KOTA TV

By Stewart Huntington

Pine Ridge hemp farmer eyes victory in new farm bill

MANDERSON, S.D. — The new farm bill passed by Congress this week legalizes hemp. If the bill is signed by the president — as expected — it will mark a major victory for a Manderson man who fought a nearly two decade battle with federal law enforcement to bring the crop back.

Alex White Plume planted his first hemp crop in 2000 and it caught the attention of FBI and DEA agents who paid him and shut him down.

Today, he’s on the eve of a final victory.

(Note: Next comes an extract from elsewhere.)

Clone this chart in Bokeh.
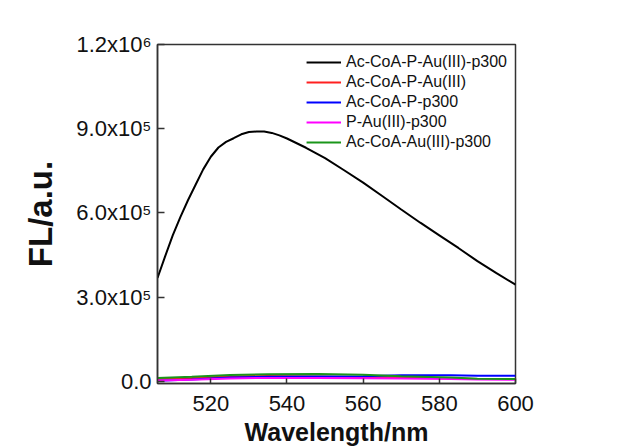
from bokeh.plotting import figure
from bokeh.models import Range1d, FixedTicker, Legend, LegendItem
from bokeh.embed import file_html
from bokeh.resources import INLINE

wl_black = [506, 508, 510, 512, 514, 516, 518, 520, 522, 524, 526, 528, 530, 532, 534,
            536, 538, 540, 545, 550, 555, 560, 565, 570, 575, 580, 585, 590, 595, 600]
fl_black = [3.68e5, 4.45e5, 5.2e5, 5.85e5, 6.45e5, 7.0e5, 7.55e5, 8.0e5, 8.33e5, 8.53e5,
            8.66e5, 8.8e5, 8.88e5, 8.9e5, 8.9e5, 8.85e5, 8.76e5, 8.65e5, 8.32e5, 7.95e5,
            7.52e5, 7.08e5, 6.6e5, 6.12e5, 5.65e5, 5.2e5, 4.75e5, 4.28e5, 3.85e5, 3.44e5]

wl_low = [506, 515, 525, 535, 548, 560, 570, 583, 590, 600]
fl_red = [0.8e4, 1.2e4, 1.7e4, 1.9e4, 1.7e4, 1.5e4, 1.3e4, 1.1e4, 0.8e4, 0.8e4]
fl_blue = [0.2e4, 0.6e4, 1.3e4, 1.6e4, 1.7e4, 1.8e4, 2.1e4, 2.1e4, 2.0e4, 2.0e4]
fl_magenta = [0.3e4, 0.5e4, 1.0e4, 1.2e4, 1.2e4, 1.1e4, 1.0e4, 0.8e4, 0.6e4, 0.5e4]
fl_green = [1.2e4, 1.6e4, 2.2e4, 2.5e4, 2.6e4, 2.3e4, 1.8e4, 1.3e4, 0.9e4, 0.8e4]

names = ["Ac-CoA-P-Au(III)-p300", "Ac-CoA-P-Au(III)", "Ac-CoA-P-p300",
         "P-Au(III)-p300", "Ac-CoA-Au(III)-p300"]
colors = ["#000000", "#ff2020", "#0000ff", "#ff00ff", "#1a961a"]

x_ticks = [520, 540, 560, 580, 600]
y_ticks = [0, 300000, 600000, 900000, 1200000]
y_tick_labels = ["0.0", "3.0x10⁵", "6.0x10⁵", "9.0x10⁵", "1.2x10⁶"]

p = figure(width=626, height=448, output_backend="svg", toolbar_location=None,
           x_range=Range1d(506, 600), y_range=Range1d(-8000, 1.2e6),
           min_border_left=157, min_border_right=111, min_border_top=44, min_border_bottom=64)
p.background_fill_color = "white"
p.border_fill_color = "white"
p.outline_line_color = "#333333"
p.outline_line_width = 1.5
p.xgrid.visible = False
p.ygrid.visible = False

series = [(wl_black, fl_black), (wl_low, fl_red), (wl_low, fl_blue),
          (wl_low, fl_magenta), (wl_low, fl_green)]
renderers = []
for (xs, ys), c in zip(series, colors):
    r = p.line(xs, ys, line_color=c, line_width=2)
    renderers.append(r)

font = "Liberation Sans"
for ax in (p.xaxis[0], p.yaxis[0]):
    ax.axis_line_color = "#333333"
    ax.axis_line_width = 1.5
    ax.major_tick_line_color = "#333333"
    ax.major_tick_line_width = 1.5
    ax.minor_tick_line_color = None
    ax.major_tick_out = 0
    ax.major_label_text_font = font
    ax.major_label_text_font_size = "22px"
    ax.major_label_text_color = "#111111"
    ax.axis_label_text_font = font
    ax.axis_label_text_font_style = "bold"
    ax.axis_label_text_color = "#111111"

p.xaxis.ticker = FixedTicker(ticks=x_ticks)
p.xaxis.major_tick_in = 5
p.xaxis.major_label_standoff = 12
p.xaxis.axis_label = "Wavelength/nm"
p.xaxis.axis_label_text_font_size = "25px"
p.xaxis.axis_label_standoff = 4

p.yaxis.ticker = FixedTicker(ticks=y_ticks)
p.yaxis.major_label_overrides = {t: l for t, l in zip(y_ticks, y_tick_labels)}
p.yaxis.major_tick_in = 7
p.yaxis.major_label_standoff = 6
p.yaxis.axis_label = "FL/a.u."
p.yaxis.axis_label_text_font_size = "33px"
p.yaxis.axis_label_standoff = 14

legend = Legend(items=[LegendItem(label=n, renderers=[r]) for n, r in zip(names, renderers)],
                location="top_right")
legend.background_fill_alpha = 0
legend.border_line_alpha = 0
legend.label_text_font = font
legend.label_text_font_size = "16px"
legend.label_text_color = "#111111"
legend.glyph_width = 35
legend.glyph_height = 20
legend.label_height = 20
legend.label_standoff = 5
legend.spacing = 0
legend.padding = 4
legend.margin = 4
p.add_layout(legend)

open("out.html", "w").write(file_html(p, INLINE))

White Plume has been through a lot with his hemp efforts. After the federal agents raided his property courts enjoined him from continuing in the business. But two years ago he and his lawyers got that injunction removed and he resumed hemp farming.

“It’s a super fiber plant,” he says. “There’s no other fiber like it in the world.”

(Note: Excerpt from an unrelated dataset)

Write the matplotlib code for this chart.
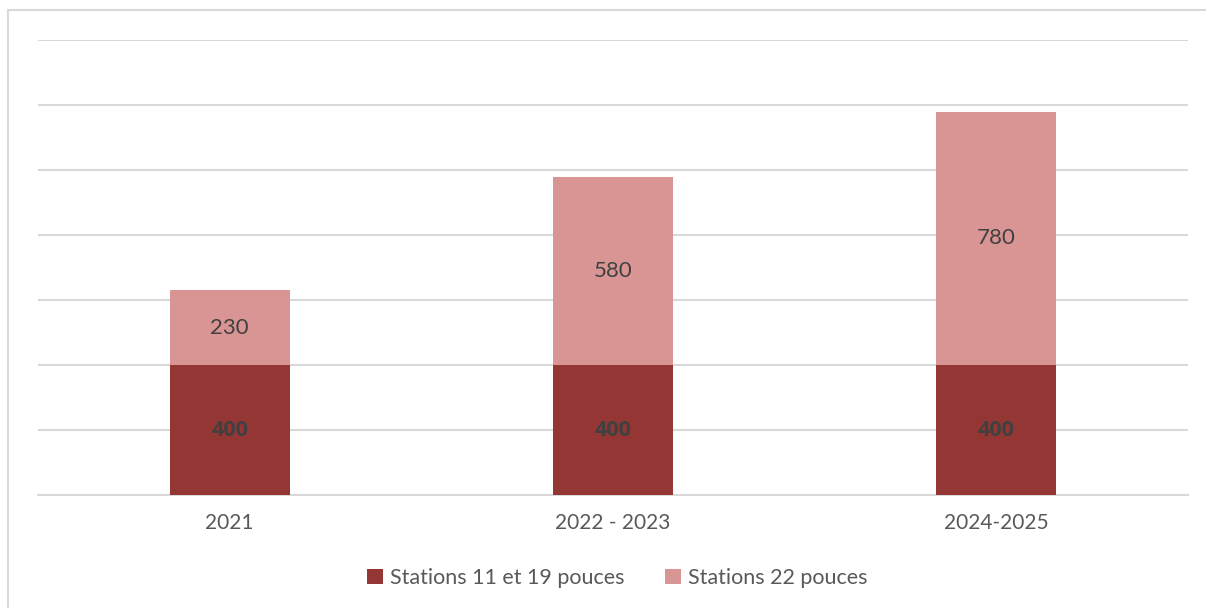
import matplotlib.pyplot as plt
from matplotlib.patches import Rectangle

# Chart data
categories = ['2021', '2022 - 2023', '2024-2025']
stations_11_19 = [400, 400, 400]
stations_22 = [230, 580, 780]
series_names = ['Stations 11 et 19 pouces', 'Stations 22 pouces']

darkRed = '#943634'
lightRed = '#D99594'
textGrey = '#595959'

plt.rcParams['font.family'] = ['Lato', 'DejaVu Sans']

fig = plt.figure(figsize=(12.06, 6.08), dpi=100)
ax = fig.add_axes([38 / 1206, 113 / 608, 1150 / 1206, 455 / 608])

# Light grey frame around the chart area (only top/left visible in the reference)
fig.patches.append(Rectangle((8 / 1206, -0.1), 1.2, 1 - 10 / 608 + 0.1,
                             transform=fig.transFigure, fill=False,
                             edgecolor='#D9D9D9', linewidth=1.5))

x = list(range(len(categories)))
barWidth = 0.313
ax.bar(x, stations_11_19, width=barWidth, color=darkRed, label=series_names[0], zorder=3)
ax.bar(x, stations_22, width=barWidth, bottom=stations_11_19, color=lightRed,
       label=series_names[1], zorder=3)

# Value labels in the middle of each segment (Lato has no bold here, so Open Sans for the bold ones)
for i in x:
    ax.text(i, stations_11_19[i] / 2, str(stations_11_19[i]), ha='center', va='center',
            fontsize=15.5, fontweight='bold', family=['Open Sans', 'DejaVu Sans'],
            color='#404040', zorder=4)
    ax.text(i, stations_11_19[i] + stations_22[i] / 2, str(stations_22[i]), ha='center', va='center',
            fontsize=16, color='#404040', zorder=4)

ax.set_xlim(-0.5, 2.5)
ax.set_ylim(0, 1400)
ax.set_yticks(range(0, 1401, 200))
ax.yaxis.grid(True, color='#D9D9D9', linewidth=1.5, zorder=0)
ax.set_yticklabels([])
ax.tick_params(axis='y', length=0)
ax.tick_params(axis='x', length=0, pad=13, labelsize=15, labelcolor=textGrey)
ax.set_xticks(x)
ax.set_xticklabels(categories)
for side in ['top', 'right', 'left']:
    ax.spines[side].set_visible(False)
ax.spines['bottom'].set_color('#D9D9D9')
ax.spines['bottom'].set_linewidth(1.5)

leg = fig.legend(loc='center', bbox_to_anchor=(617 / 1206, 1 - 578 / 608), ncol=2, frameon=False,
                 fontsize=15.5, handlelength=0.75, handleheight=0.75, handletextpad=0.3,
                 columnspacing=1.9)
for t in leg.get_texts():
    t.set_color(textGrey)

plt.savefig('out.png', dpi=100, facecolor='white')
plt.close()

And now that the plant is poised to be legal again across the country, he’s eyeing a bright future for hemp, for his family and his Oglala Sioux Tribe.

“Right now where you are standing with me here is known as the poorest community in the poorest county in the United States,” he said in his Manderson hemp field. “Well, that’s going to change in three to five years from now.”

Hemp has many uses. Its fibers can produce cloth and paper. It’s cannabinoid oils have medicinal uses. But it has suffered, legally, in association with its cousin, marijuana. But hemp wont get you high and now federal law is about to recognize that.

“In 2000 the first year I planted hemp I always remember there were 605 stores in America that sold hemp products,” says White Plume. “Mainly it was bongs and glass pipes and products associated with marijuana but today there’s well over 100,000 that just strictly sell hemp. So hemp has just been coming back. it’s booming back. We hope to see hemp become a billion dollar industry within the next two years.”

And another thing. Because of White Plume’s efforts and the Vote Hemp project, the farm bill explicitly gives U.S. tribes equal footing in the regulatory process with the states. White Plume calls it a major victory for first nations across the country.